I am working on a Community-Based Learning initiative through a STLI fellowship during 2022-2023. This will involve designing and implementing the initiative in my Spring 2023 courses, developing and distributing a survey, collecting and analyzing data (quantitative analysis), sharing findings at the STLI Symposium in Spring 2023, and the creation of a micro-course at the STLI Academy. Should the data support it, this could become a longitudinal study worthy of further analysis and publication in a pedagogy-focused journal.
I am working on an article considering the "memeification" of the political discourses surrounding the 2019 protests in Chile and the 2020 referendum on a new constitution. This concerns the increasing digitization of political processes and campaign rhetoric/propaganda in a globalized world. This contrasts with the processes used in the 1988 plebiscite that ended the reign of Augusto Pinochet.
I am working on an interview project with the Chilean author and journalist, Vivian Lavín Almazán, about the testimonial process in her book, Mujeres tras las rejas de Pinochet: testimonio de tres ex-presas políticas de la dictadura [Women behind Pinochet's Bars: Testimonies of Three Ex-Political Prisoners of the Dictatorship] (2015), which I will publish as a peer-reviewed journal article in 2021.
One of my major research projects is the transformation of my dissertation project into a published monograph, entitled Trauma and Testimonio: Memories of Hispanic Women Prisoners under Dictatorship. As an expansion on my dissertation topic that focused only on Chile, the book will also address the testimonial narratives of women political prisoners under the 20th century dictatorships in a number of hispanophone countries, including Chile, Argentina, Uruguay, Peru, and Spain.
I am in the process of completing the Spanish to English translation of Mujeres tras las rejas de Pinochet: testimonio de tres ex-presas políticas de la dictadura (2015) by Vivian Lavín Almazán. I plan to complete the translation in late 2021 for review and submission for publication with a U.S. academic press.

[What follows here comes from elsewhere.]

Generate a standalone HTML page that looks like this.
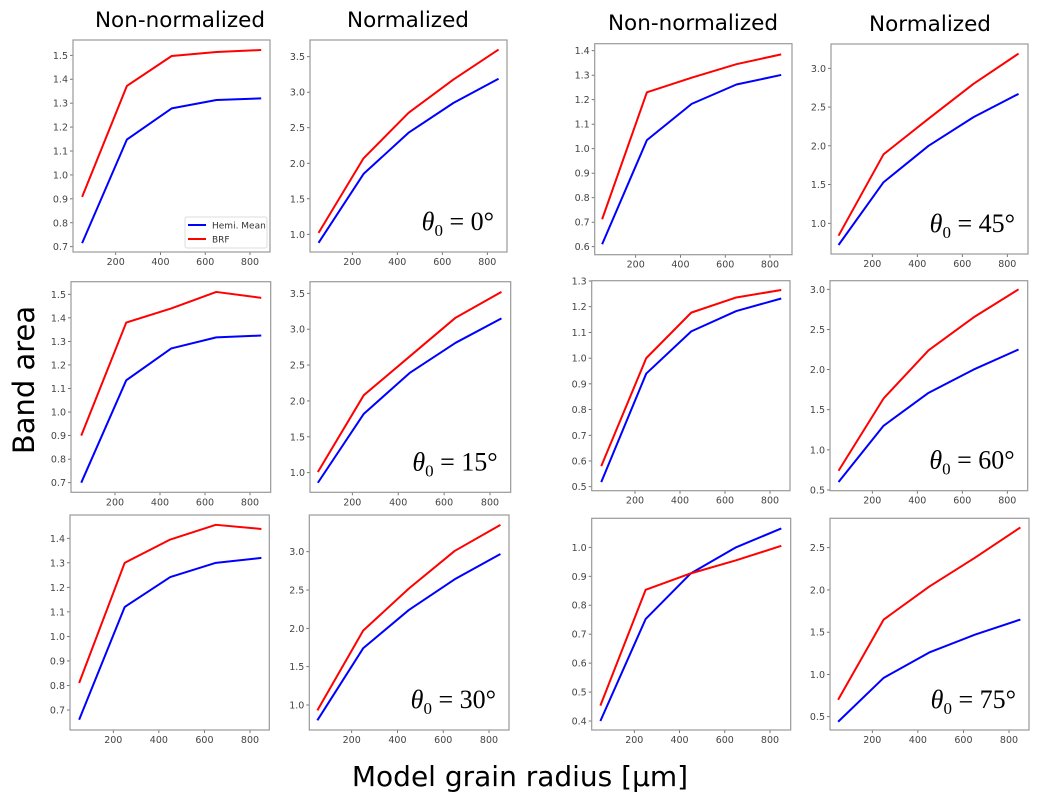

Future research themes that I want to explore include my continued interest in political imprisonment, prison education, and transnational/cross-temporal analyses of testimonial literature. I am interested in investigating the rights of children as subjects under international law, and particularly these rights with respect to human rights abuses under the Southern Cone dictatorships. I am keen on studying how, and in what ways, these issues have been articulated by children in testimonial literature, or whether this sub-genre has been considered at all. I am fascinated by researching types of non-sanctioned testimonios such as the libros cartoneros that I have seen in Chile, and I want to investigate this medium's possible intersections with children's testimonios. In addition, I am broadly interested in researching how human rights are discussed in children's and young adults' literature, and whether there is a corpus within these genres that could serve as possible pedagogical tools for teaching ethics and peacebuilding practices to young readers and future educators.